Sometimes it’s so difficult for me to understand my life. Why would God begin to work something if he is not going to finish it? I have many questions. Many. But, there is one thing that I know. He is God. So, he is good. He sees everything. He knows everything. He is going to give me everything that I need, when I need it, and how I need it.
Sometimes I don’t believe him. It feels like he only wants to fix my heart through discipline or heavy season after heavy season. After two to four years like that – when I don’t get what I want, without a clear way for my football career, and without a healthy body – it tests me. It tries my belief and my love for God. Do I love him? Or only what he can give to me? Do I believe that he is faithful? Or do I only sing about it on a Sunday? To I pray to honor his name in my life and in the world? Or am I only interested in my own life? It’s hard for me to say.

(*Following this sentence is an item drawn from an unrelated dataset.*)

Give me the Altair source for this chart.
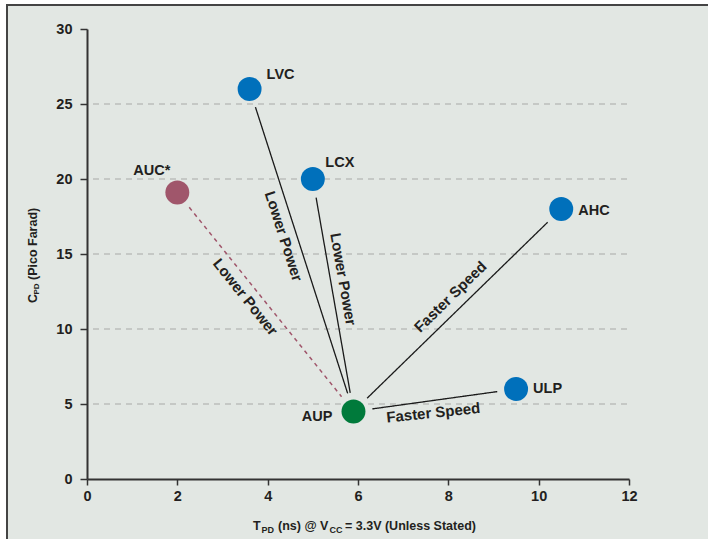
import altair as alt
import pandas as pd
import numpy as np

# ---------------- data ----------------
names = ["LVC", "LCX", "AUC*", "AHC", "ULP", "AUP"]
tpd = [3.6, 5.0, 2.0, 10.5, 9.5, 5.9]          # T_PD (ns)
cpd = [26.0, 20.0, 19.1, 18.0, 6.0, 4.5]       # C_PD (pF)
family = ["std", "std", "auc", "std", "std", "aup"]

hub = "AUP"
link_from = ["AUC*", "LVC", "LCX", "AHC", "ULP"]
link_text = ["Lower Power", "Lower Power", "Lower Power", "Faster Speed", "Faster Speed"]
link_dashed = [True, False, False, False, False]

x_ticks = [0, 2, 4, 6, 8, 10, 12]
y_ticks = [0, 5, 10, 15, 20, 25, 30]
grid_vals = [5, 10, 15, 20, 25]

# ---------------- styles ----------------
FONT = "Liberation Sans"
TXT = "#231F20"
BG = "#E2E7E3"
W, H = 542, 450
XMAX, YMAX = 12, 30
PX, PY = W / XMAX, H / YMAX
GAP = 19  # px gap between line ends and circle centres

fam_dom = ["std", "aup", "auc"]
fam_rng = ["#0070BB", "#007A3B", "#A0566B"]

point_label_style = {
    "LVC": dict(align="left", dx=17, dy=-14),
    "LCX": dict(align="left", dx=12.5, dy=-16),
    "AUC*": dict(align="right", dx=-7, dy=-22),
    "AHC": dict(align="left", dx=17, dy=2),
    "ULP": dict(align="left", dx=17, dy=0),
    "AUP": dict(align="right", dx=-21, dy=5),
}
line_label_style = {
    "AUC*": dict(angle=51.2, dx=-16.4, dy=12.5),
    "LVC": dict(angle=72.2, dx=-18.8, dy=12.8),
    "LCX": dict(angle=80.1, dx=-14.1, dy=-12.6),
    "AHC": dict(angle=315.7, dx=4.4, dy=-14.5),
    "ULP": dict(angle=354.1, dx=-2.8, dy=12.3),
}

# ---------------- derived tables ----------------
pts = pd.DataFrame({"name": names, "tpd": tpd, "cpd": cpd, "family": family})
hx = pts.loc[pts.name == hub, "tpd"].iloc[0]
hy = pts.loc[pts.name == hub, "cpd"].iloc[0]

rows = []
for nm, txt, dsh in zip(link_from, link_text, link_dashed):
    px_ = pts.loc[pts.name == nm, "tpd"].iloc[0]
    py_ = pts.loc[pts.name == nm, "cpd"].iloc[0]
    L = np.hypot((hx - px_) * PX, (hy - py_) * PY)
    t = GAP / L
    rows.append(dict(
        name=nm, text=txt, dashed=dsh,
        x1=px_ + (hx - px_) * t, y1=py_ + (hy - py_) * t,
        x2=hx - (hx - px_) * t, y2=hy - (hy - py_) * t,
        mx=(px_ + hx) / 2, my=(py_ + hy) / 2,
    ))
seg = pd.DataFrame(rows)

xscale = alt.Scale(domain=[0, XMAX], nice=False, zero=False)
yscale = alt.Scale(domain=[0, YMAX], nice=False, zero=False)
XAX = alt.Axis(values=x_ticks, title=None, grid=False, domainColor="#333333", domainWidth=2,
               tickColor="#333333", tickWidth=1.5, tickSize=6, labelFont=FONT,
               labelFontSize=14.5, labelFontWeight="bold", labelColor=TXT,
               labelPadding=4, labelFlush=False, labelOverlap=False, zindex=1)
YAX = alt.Axis(values=y_ticks, title=None, grid=False, domainColor="#333333", domainWidth=2,
               tickColor="#333333", tickWidth=1.5, tickSize=7, labelFont=FONT,
               labelFontSize=14.5, labelFontWeight="bold", labelColor=TXT,
               labelPadding=8, labelFlush=False, labelOverlap=False, zindex=1)
dummy = pd.DataFrame({"a": [0]})

layers = []

# frame / background
layers.append(
    alt.Chart(dummy).mark_rect(fill=BG, stroke="#444444", strokeWidth=2).encode(
        x=alt.value(-80), x2=alt.value(640), y=alt.value(-24), y2=alt.value(530)
    )
)

# dashed gridlines
layers.append(
    alt.Chart(pd.DataFrame({"g": grid_vals})).mark_rule(
        color="#A7AAA8", strokeDash=[6, 5], strokeWidth=1.2
    ).encode(
        y=alt.Y("g:Q", scale=yscale, axis=YAX), x=alt.value(6), x2=alt.value(W)
    )
)

# connecting lines
for dsh, col, dash, sw in [(False, "#1A1A1A", [1, 0], 1.3), (True, "#A0566B", [4, 4], 1.5)]:
    sub = seg[seg.dashed == dsh]
    layers.append(
        alt.Chart(sub).mark_rule(color=col, strokeDash=dash, strokeWidth=sw).encode(
            x=alt.X("x1:Q", scale=xscale, axis=XAX),
            y=alt.Y("y1:Q", scale=yscale, axis=YAX),
            x2="x2:Q", y2="y2:Q",
        )
    )

# line labels
for _, r in seg.iterrows():
    st = line_label_style[r["name"]]
    layers.append(
        alt.Chart(pd.DataFrame([r[["mx", "my", "text"]].to_dict()])).mark_text(
            font=FONT, fontSize=15, fontWeight="bold", color=TXT,
            align="center", baseline="middle", **st
        ).encode(
            x=alt.X("mx:Q", scale=xscale, axis=XAX),
            y=alt.Y("my:Q", scale=yscale, axis=YAX),
            text="text:N",
        )
    )

# points
layers.append(
    alt.Chart(pts).mark_circle(size=573, opacity=1).encode(
        x=alt.X("tpd:Q", scale=xscale, axis=XAX),
        y=alt.Y("cpd:Q", scale=yscale, axis=YAX),
        color=alt.Color("family:N", scale=alt.Scale(domain=fam_dom, range=fam_rng), legend=None),
    )
)

# point labels
for nm in names:
    st = point_label_style[nm]
    layers.append(
        alt.Chart(pts[pts.name == nm]).mark_text(
            font=FONT, fontSize=14.5, fontWeight="bold", color=TXT, baseline="middle", **st
        ).encode(
            x=alt.X("tpd:Q", scale=xscale, axis=XAX),
            y=alt.Y("cpd:Q", scale=yscale, axis=YAX),
            text="name:N",
        )
    )

# axis titles with subscripts
x_title = [("T", 12.5, 166, 501), ("PD", 9, 174.5, 504), ("(ns) @ V", 12.5, 191, 501),
           ("CC", 9, 242.5, 504), ("= 3.3V (Unless Stated)", 12.5, 258, 501)]
for txt, fs, xx, yy in x_title:
    layers.append(
        alt.Chart(dummy).mark_text(font=FONT, fontSize=fs, fontWeight="bold", color=TXT,
                                   align="left", baseline="alphabetic").encode(
            x=alt.value(xx), y=alt.value(yy), text=alt.value(txt))
    )
y_title = [("C", 12.5, -50, 274), ("PD", 8, -48, 265.5), ("(Pico Farad)", 12.5, -50, 251)]
for txt, fs, xx, yy in y_title:
    layers.append(
        alt.Chart(dummy).mark_text(font=FONT, fontSize=fs, fontWeight="bold", color=TXT,
                                   align="left", baseline="alphabetic", angle=270).encode(
            x=alt.value(xx), y=alt.value(yy), text=alt.value(txt))
    )

chart = alt.layer(*layers).properties(
    width=W, height=H,
    autosize=alt.AutoSizeParams(type="none"),
    padding={"left": 87, "top": 29, "right": 79, "bottom": 60},
    background="white",
).configure_view(strokeWidth=0)

chart.save("out.html", embed_options={"renderer": "svg", "actions": False})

But, through everything, I can say that I am thankful to him that I can ask myself these questions. They are the most important questions that you can answer. Who is God to me, and who am I to God? How you answer these questions can change a life. If you answer correctly and live from that place, it can give someone freedom and power in every situation. Without that, life is a long and difficult trip without light and without hope. No one wants that.
I can only push on and continue to search after him and all the plans for my life. After two times in Sweden, in seven months, I learned the language, I understand the culture and the people, I have many new friends and a new perspective on church and life. God gave me all of that. He did it. I pray that he will do it again. That he will give me more years of football. More years for his Gospel. And more opportunities to become close to him.